Fato é que uma conscientização dos operadores do direito, dos seus agentes já estabelecem um movimento inexorável para as resoluções alternativas de litígio, vide o novo Código de Processo Civil que fomenta e incrementa negociações processuais fazendo menção expressa não só à arbitragem, como também à mediação e conciliação, essas duas últimas, hoje em dia operantes somente no campo institucional dos Procons e/ou Judiciário.
Caberá, entretanto, ultrapassarmos o paternalismo e protecionismo estatal a essa relação, como se retratassem - falamos do vínculo de consumo – de uma opressão do empresariado em face do consumidor e seu flagelo e indissociável hipossuficiência, nem tão frágil e nem comum assim. Também os agentes do instituto devem se despir da empáfia que a atual e cara estrutura arbitral afasta aflitivos consumidores diante de suas comezinhas demandas, os quais poderiam ser atendidos em gabinetes low profile, porém, com eficiência e foco na solução do problema. Esse dilema revela uma visão impeditiva da aplicação da Arbitragem para as relações de consumo e é incoerente com os objetivos sociais de composição amistosa de suas contendas e com uma política popular, democrática e efetiva de natureza tutelar dos consumidores, fornecedores e produtores.
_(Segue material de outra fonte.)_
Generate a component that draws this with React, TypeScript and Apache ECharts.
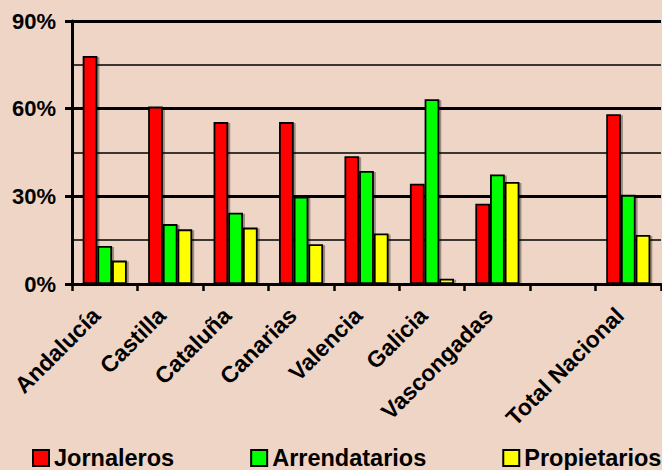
import React, { useEffect, useRef } from "react";
import * as echarts from "echarts";

const categories = [
  "Andalucía",
  "Castilla",
  "Cataluña",
  "Canarias",
  "Valencia",
  "Galicia",
  "Vascongadas",
  "",
  "Total Nacional",
];
const jornaleros: (number | string)[] = [78.0, 60.7, 55.4, 55.4, 43.7, 34.3, 27.5, "-", 58.1];
const arrendatarios: (number | string)[] = [13.0, 20.5, 24.4, 29.9, 38.7, 63.2, 37.5, "-", 30.5];
const propietarios: (number | string)[] = [8.0, 18.7, 19.3, 13.6, 17.3, 1.8, 34.9, "-", 16.8];
const seriesNames = ["Jornaleros", "Arrendatarios", "Propietarios"];
const seriesColors = ["#FF0000", "#00FF00", "#FFFF00"];
const yTickLabels = ["0%", "30%", "60%", "90%"];

const FONT = "'Liberation Sans', Arial, sans-serif";

export default function App() {
  const ref = useRef<HTMLDivElement>(null);
  useEffect(() => {
    if (!ref.current) return;
    const chart = echarts.init(ref.current, null, { renderer: "svg" });
    const dataSets = [jornaleros, arrendatarios, propietarios];
    const option: any = {
      animation: false,
      backgroundColor: "#EFD5C6",
      grid: { left: 72, right: 1, top: 21, bottom: 186, containLabel: false },
      legend: {
        data: seriesNames,
        left: 32,
        top: 446,
        padding: 0,
        itemGap: 76,
        itemWidth: 16,
        itemHeight: 16,
        icon: "rect",
        textStyle: { fontFamily: FONT, fontSize: 23.5, fontWeight: "bold", color: "#000" },
      },
      xAxis: {
        type: "category",
        data: categories,
        boundaryGap: true,
        axisLine: { show: true, lineStyle: { color: "#000", width: 3 } },
        axisTick: { show: true, interval: 0, length: 7, lineStyle: { color: "#000", width: 2.5 } },
        axisLabel: {
          interval: 0,
          rotate: 45,
          margin: 19,
          padding: [0, 12, 0, 0],
          fontFamily: FONT,
          fontSize: 23,
          fontWeight: "bold",
          color: "#000",
        },
        splitLine: { show: false },
      },
      yAxis: {
        type: "value",
        min: 0,
        max: 90,
        interval: 30,
        axisLine: { show: true, lineStyle: { color: "#000", width: 3 } },
        axisTick: { show: true, length: 7, lineStyle: { color: "#000", width: 3 } },
        axisLabel: {
          margin: 16,
          fontFamily: FONT,
          fontSize: 22,
          fontWeight: "bold",
          color: "#000",
          formatter: (v: number) => yTickLabels[Math.round(v / 30)] ?? "",
        },
        splitLine: { show: true, lineStyle: { color: "#000", width: 3 } },
        minorTick: { show: false, splitNumber: 2 },
        minorSplitLine: { show: true, lineStyle: { color: "#000", width: 1.5 } },
      },
      series: seriesNames.map((name, i) => ({
        name,
        type: "bar",
        data: dataSets[i],
        barWidth: 14.7,
        barGap: "0%",
        itemStyle: {
          color: seriesColors[i],
          borderColor: "#000",
          borderWidth: 1.8,
          shadowColor: "rgba(0,0,0,0.35)",
          shadowOffsetX: 2,
          shadowOffsetY: 1,
          shadowBlur: 1,
        },
        emphasis: { disabled: true },
      })),
    };
    chart.setOption(option);
    return () => chart.dispose();
  }, []);
  return (
    <div
      ref={ref}
      style={{ position: "fixed", left: 0, top: 0, width: 662, height: 470 }}
    />
  );
}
Com efeito, como a Arbitragem já sofreu inúmeras evoluções desde que implantada em nosso país, desde a mal interpretada inafastabilidade do Poder Judiciário, até a dispensabilidade da homologação judicial da sentença arbitral, provavelmente, aguarda-nos um momento em que culturalmente atentaremos para os ganhos do instituto em várias searas, inclusive no Direito do Consumidor.